I take your point though. But I think it would depend on how the actors played it. For instance, when they fight it's intended to be more like humourous, more like kids fighting than grown men going at it. I probably could have phrased that last bit better. Still, I'll have the gays on my side. They can give me some fashion tips. My intention was for more of a dark comedy.
The dialogue doesn't feel as witty from there onward and the toilet plot point feels like an easy way out; you could find something more creative and effective for the showdown to fit the witty-ness of the rest of the script. I'd recommend adding a few more pages for that part of the script.
Ooh I don't know. I'll have a look at it with this in mind.
Also: The logline doesn't really fit the story, does it?
Hmm, no it doesn't. I'm not a fan of loglines. I'd rather listen to a Nigel Farage speech than write a logline. And I can't Farage. I just tried to write a logline that might make people read. A few did, so it didn't go so bad.

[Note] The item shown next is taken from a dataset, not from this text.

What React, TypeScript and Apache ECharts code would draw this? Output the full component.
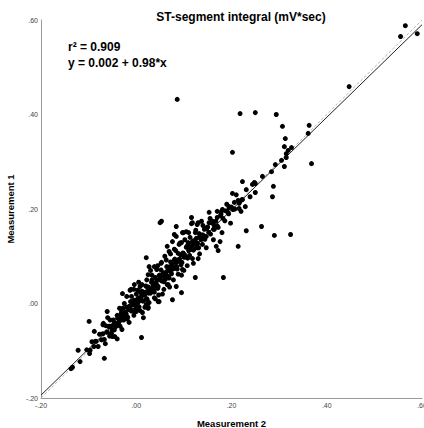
import React, { useEffect, useRef } from "react";
import * as echarts from "echarts";

const title = "ST-segment integral (mV*sec)";
const xName = "Measurement 2";
const yName = "Measurement 1";
const r2Text = "r\u00b2 = 0.909";
const fitText = "y = 0.002 + 0.98*x";
const intercept = 0.002;
const slope = 0.98;
const axisMin = -0.2;
const axisMax = 0.6;
const axisStep = 0.2;

// scattered / outlying points
const outerPoints: number[][] = [
  [0.565, 0.588], [0.555, 0.565], [0.590, 0.571], [0.447, 0.459], [0.086, 0.432],
  [0.218, 0.402], [0.250, 0.404], [0.294, 0.400], [0.307, 0.375], [0.363, 0.377],
  [0.361, 0.360], [0.313, 0.349], [0.311, 0.332], [0.326, 0.330], [0.319, 0.324],
  [0.315, 0.317], [0.315, 0.309], [0.305, 0.303], [0.292, 0.294], [0.311, 0.290],
  [0.368, 0.296], [0.284, 0.279], [0.265, 0.269], [0.223, 0.258], [0.250, 0.254],
  [0.244, 0.252], [0.288, 0.248], [0.231, 0.241], [0.250, 0.235], [0.239, 0.226],
  [0.286, 0.226], [0.223, 0.220], [0.218, 0.216], [0.229, 0.205], [0.216, 0.201],
  [0.231, 0.154], [0.263, 0.163], [0.290, 0.144], [0.324, 0.146], [0.248, 0.256],
  [0.202, 0.320], [0.202, 0.233], [0.206, 0.214], [0.195, 0.205], [0.216, 0.212],
  [0.181, 0.199], [0.179, 0.195], [0.191, 0.195], [0.153, 0.193], [0.053, 0.174],
  [0.116, 0.182], [0.118, 0.171], [0.137, 0.174], [0.128, 0.167], [0.153, 0.171],
  [0.160, 0.174], [0.170, 0.182], [0.084, 0.163], [0.097, 0.150], [0.105, 0.152],
  [0.080, 0.146], [0.176, 0.131], [0.065, 0.121], [0.214, 0.121], [0.168, 0.121],
  [0.172, 0.112], [0.143, 0.157], [0.149, 0.161], [0.164, 0.157], [0.147, 0.142],
  [0.132, 0.140], [0.118, 0.131], [0.126, 0.125], [0.111, 0.121], [0.139, 0.125],
  [0.124, 0.055], [0.183, 0.055], [0.050, 0.171], [0.116, 0.169], [0.130, 0.171],
  [0.099, 0.150], [0.084, 0.142], [0.124, 0.150], [0.076, 0.131], [0.095, 0.129],
  [0.109, 0.129], [0.120, 0.133], [0.069, 0.110], [0.021, 0.097], [0.053, 0.087],
  [0.027, 0.078], [0.038, 0.078], [0.025, 0.061], [-0.004, 0.040], [-0.029, 0.021],
  [-0.011, 0.030], [0.065, 0.040], [0.084, 0.036], [0.095, 0.023], [0.076, 0.008],
  [0.048, 0.004], [0.008, 0.036], [0.021, -0.002], [0.013, -0.019], [-0.015, -0.013],
  [0.000, -0.013], [-0.013, 0.028], [-0.061, -0.017], [-0.099, -0.038], [-0.069, -0.042],
  [-0.088, -0.059], [-0.050, -0.070], [-0.086, -0.080], [0.011, -0.072], [-0.122, -0.099],
  [-0.097, -0.099], [-0.067, -0.116], [-0.118, -0.123], [-0.137, -0.138], [-0.134, -0.135],
  [0.025, -0.008], [0.000, -0.017], [0.023, 0.008], [0.046, 0.004],
  [-0.020, 0.015], [0.005, 0.045], [0.030, 0.070], [0.060, 0.100], [0.090, 0.125],
  [0.040, 0.010], [0.070, 0.035], [0.100, 0.070], [-0.040, -0.075], [0.015, -0.030],
  [0.055, 0.020], [0.110, 0.150], [0.130, 0.095], [-0.060, -0.030], [0.080, 0.115],
  [0.045, 0.080], [0.120, 0.085], [-0.005, 0.030], [0.025, -0.010], [0.095, 0.060],
];

// dense band along the fit line
const bandPointsA: number[][] = [
  [-0.104, -0.098], [-0.098, -0.106], [-0.093, -0.081], [-0.089, -0.091], [-0.084, -0.080],
  [-0.080, -0.091], [-0.077, -0.065], [-0.073, -0.077], [-0.070, -0.064], [-0.067, -0.076],
  [-0.064, -0.047], [-0.061, -0.061], [-0.058, -0.049], [-0.056, -0.069], [-0.053, -0.048],
  [-0.051, -0.056], [-0.048, -0.035], [-0.046, -0.056], [-0.044, -0.041], [-0.042, -0.044],
  [-0.040, -0.025], [-0.038, -0.045], [-0.036, -0.029], [-0.034, -0.048], [-0.032, -0.022],
  [-0.030, -0.031], [-0.028, -0.010], [-0.026, -0.034], [-0.024, -0.020], [-0.022, -0.026],
  [-0.020, -0.008], [-0.018, -0.029], [-0.016, -0.009], [-0.014, -0.013], [-0.012, 0.004],
  [-0.010, -0.016], [-0.008, -0.003], [-0.006, -0.016], [-0.004, 0.007], [-0.002, -0.004],
  [0.000, 0.020], [0.002, -0.005], [0.004, 0.012], [0.006, -0.007], [0.008, 0.012],
  [0.010, 0.007], [0.012, 0.026], [0.014, 0.005], [0.016, 0.022], [0.018, 0.018],
  [0.020, 0.037], [0.022, 0.010], [0.024, 0.033], [0.026, 0.022], [0.028, 0.031],
  [0.030, 0.022], [0.032, 0.045], [0.034, 0.033], [0.036, 0.044], [0.038, 0.024],
  [0.040, 0.055], [0.042, 0.037], [0.044, 0.049], [0.046, 0.036], [0.048, 0.059],
  [0.050, 0.051], [0.052, 0.071], [0.054, 0.048], [0.056, 0.063], [0.058, 0.046],
  [0.060, 0.064], [0.062, 0.060], [0.064, 0.078], [0.066, 0.058], [0.068, 0.077],
  [0.070, 0.070], [0.072, 0.088], [0.074, 0.063], [0.076, 0.082], [0.078, 0.074],
  [0.080, 0.092], [0.082, 0.075], [0.084, 0.087], [0.086, 0.073], [0.088, 0.106],
  [0.090, 0.089], [0.093, 0.103], [0.096, 0.087], [0.099, 0.106], [0.102, 0.098],
  [0.105, 0.119], [0.108, 0.096], [0.111, 0.116], [0.114, 0.114], [0.117, 0.129],
  [0.120, 0.113], [0.124, 0.132], [0.128, 0.118], [0.132, 0.148], [0.136, 0.135],
  [0.140, 0.145], [0.144, 0.136], [0.148, 0.159], [0.152, 0.151], [0.157, 0.171],
  [0.162, 0.157], [0.167, 0.174], [0.172, 0.161], [0.177, 0.186], [0.182, 0.180],
  [0.188, 0.196], [0.194, 0.190], [0.200, 0.204], [0.207, 0.200], [0.214, 0.218],
  [0.222, 0.220],
];

const bandPointsB: number[][] = [
  [-0.062, -0.060], [-0.057, -0.048], [-0.052, -0.063], [-0.047, -0.043], [-0.043, -0.049],
  [-0.039, -0.031], [-0.035, -0.037], [-0.031, -0.018], [-0.027, -0.035], [-0.023, -0.018],
  [-0.019, -0.033], [-0.015, -0.006], [-0.011, -0.014], [-0.007, 0.005], [-0.003, -0.013],
  [0.001, 0.007], [0.005, 0.004], [0.009, 0.023], [0.013, 0.006], [0.017, 0.020],
  [0.021, 0.009], [0.025, 0.035], [0.029, 0.025], [0.033, 0.050], [0.037, 0.028],
  [0.041, 0.043], [0.045, 0.032], [0.049, 0.060], [0.053, 0.048], [0.057, 0.065],
  [0.061, 0.051], [0.065, 0.068], [0.069, 0.054], [0.073, 0.079], [0.077, 0.076],
  [0.081, 0.094], [0.085, 0.078], [0.089, 0.093], [0.094, 0.082], [0.098, 0.107],
  [0.103, 0.100], [0.107, 0.122], [0.112, 0.102], [0.116, 0.118], [0.121, 0.115],
  [0.126, 0.138], [0.131, 0.118], [0.137, 0.145], [0.143, 0.141], [0.150, 0.162],
  [0.156, 0.147], [0.163, 0.166], [0.170, 0.164], [0.178, 0.189], [0.186, 0.175],
  [0.195, 0.203], [0.203, 0.199],
];

const bandPointsC: number[][] = [
  [-0.070, -0.045], [-0.065, -0.085], [-0.055, -0.035], [-0.045, -0.070], [-0.035, -0.010],
  [-0.030, -0.055], [-0.025, 0.000], [-0.015, -0.040], [-0.010, 0.015], [-0.005, -0.025],
  [0.003, 0.028], [0.008, -0.015], [0.012, 0.040], [0.018, -0.008], [0.022, 0.050],
  [0.027, 0.002], [0.033, 0.060], [0.038, 0.012], [0.043, 0.072], [0.047, 0.018],
  [0.052, 0.085], [0.058, 0.030], [0.063, 0.092], [0.067, 0.040], [0.072, 0.105],
  [0.078, 0.050], [0.083, 0.112], [0.088, 0.062], [0.092, 0.128], [0.097, 0.072],
  [0.102, 0.135], [0.107, 0.080], [0.113, 0.140], [0.118, 0.095], [0.125, 0.155],
  [0.133, 0.105], [0.140, 0.165], [0.147, 0.118], [0.155, 0.180], [0.162, 0.135],
  [0.170, 0.195], [0.180, 0.150], [0.190, 0.210], [0.198, 0.170], [0.210, 0.230],
  [0.220, 0.195],
  [-0.045, -0.047], [-0.037, -0.040], [-0.029, -0.026], [-0.021, -0.022], [-0.013, -0.008],
  [-0.005, -0.002], [0.003, 0.001], [0.011, 0.015], [0.019, 0.024], [0.027, 0.028],
  [0.035, 0.038], [0.043, 0.040], [0.051, 0.056], [0.059, 0.058], [0.067, 0.072],
  [0.075, 0.072], [0.083, 0.088], [0.091, 0.094], [0.100, 0.098], [0.110, 0.112],
  [0.119, 0.124], [0.129, 0.127], [0.139, 0.140],
];

const fmt = (v: number) => {
  const s = Math.abs(v).toFixed(2).replace(/^0/, "");
  return v < -1e-9 ? "-" + s : s;
};

export default function App() {
  const ref = useRef<HTMLDivElement>(null);
  useEffect(() => {
    if (!ref.current) return;
    const chart = echarts.init(ref.current, null, { renderer: "svg" });
    const fitLine = [
      [axisMin, intercept + slope * axisMin],
      [axisMax, intercept + slope * axisMax],
    ];
    const idLine = [
      [axisMin, axisMin],
      [axisMax, axisMax],
    ];
    const axisCommon = {
      type: "value",
      min: axisMin,
      max: axisMax,
      interval: axisStep,
      splitLine: { show: false },
      axisTick: { show: false },
      axisLine: { show: true, onZero: false, lineStyle: { color: "#9a9a9a", width: 1 } },
      axisLabel: {
        fontSize: 7,
        color: "#444",
        fontFamily: "Liberation Sans, Arial, sans-serif",
        formatter: (v: number) => fmt(v),
      },
    };
    chart.setOption({
      animation: false,
      backgroundColor: "#fff",
      title: {
        text: title,
        left: 236,
        textAlign: "center",
        top: 6,
        textStyle: {
          fontSize: 12,
          fontWeight: "bold",
          color: "#000",
          fontFamily: "Liberation Sans, Arial, sans-serif",
        },
      },
      grid: {
        left: 41,
        right: 2,
        top: 20,
        bottom: 30,
        containLabel: false,
        outerBoundsMode: "none",
      },
      xAxis: {
        ...axisCommon,
        name: xName,
        nameLocation: "middle",
        nameGap: 20,
        nameTextStyle: {
          fontSize: 9.5,
          fontWeight: "bold",
          color: "#000",
          fontFamily: "Liberation Sans, Arial, sans-serif",
        },
        axisLabel: { ...axisCommon.axisLabel, margin: 4 },
      },
      yAxis: {
        ...axisCommon,
        name: yName,
        nameLocation: "middle",
        nameGap: 22,
        nameRotate: 90,
        nameTextStyle: {
          fontSize: 9.5,
          fontWeight: "bold",
          color: "#000",
          fontFamily: "Liberation Sans, Arial, sans-serif",
        },
        axisLabel: { ...axisCommon.axisLabel, margin: 3 },
      },
      graphic: [
        {
          type: "text",
          left: 68,
          top: 41,
          style: {
            text: r2Text,
            font: "bold 12px 'Liberation Sans', Arial, sans-serif",
            fill: "#000",
          },
        },
        {
          type: "text",
          left: 68,
          top: 57,
          style: {
            text: fitText,
            font: "bold 12px 'Liberation Sans', Arial, sans-serif",
            fill: "#000",
          },
        },
      ],
      series: [
        {
          type: "line",
          data: idLine,
          showSymbol: false,
          symbol: "none",
          lineStyle: { color: "#b5b5b5", width: 1, type: [3, 2] },
          z: 1,
          silent: true,
        },
        {
          type: "line",
          data: fitLine,
          showSymbol: false,
          symbol: "none",
          lineStyle: { color: "#222", width: 1 },
          z: 2,
          silent: true,
        },
        {
          type: "scatter",
          data: [...bandPointsA, ...bandPointsB, ...bandPointsC, ...outerPoints],
          symbolSize: 5,
          itemStyle: { color: "#000", opacity: 1 },
          z: 3,
        },
      ],
    });
    return () => chart.dispose();
  }, []);
  return <div ref={ref} style={{ width: 424, height: 428, position: "absolute", left: 0, top: 0 }} />;
}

Ken mentions that Jack has went to the toilet multiple times. Wouldn't he have been planning and know where the eye pencil is by now then instead of frantically searching through the cabinets, if so?
Like his pencil, Jack isn't the sharpest. If memory serves, Ken said "Again? You're like an old lady." This could mean he went only once and Ken's whining, whilst humming Hound Dog. Badly.
I'd try and contain their game of wits to the screen. There wasn't much reason for the pages to be printed out other than advancing the plot imo and the words magically moving from paper to screen directly was a little too out there for me.
A tad harsh. Plus it's a fantasy. Ken's rewriting his character. These pages being pumped out, if you pardon the phrasing, would me a lot to Ken. They're the new him.
Great ending, anyway. Thanks for the fun read, good luck with this.
I thank you. Some good points, and I always enjoy your posts. Let's form a mutual appreciation society. There's just one rule: trousers on, no matter what.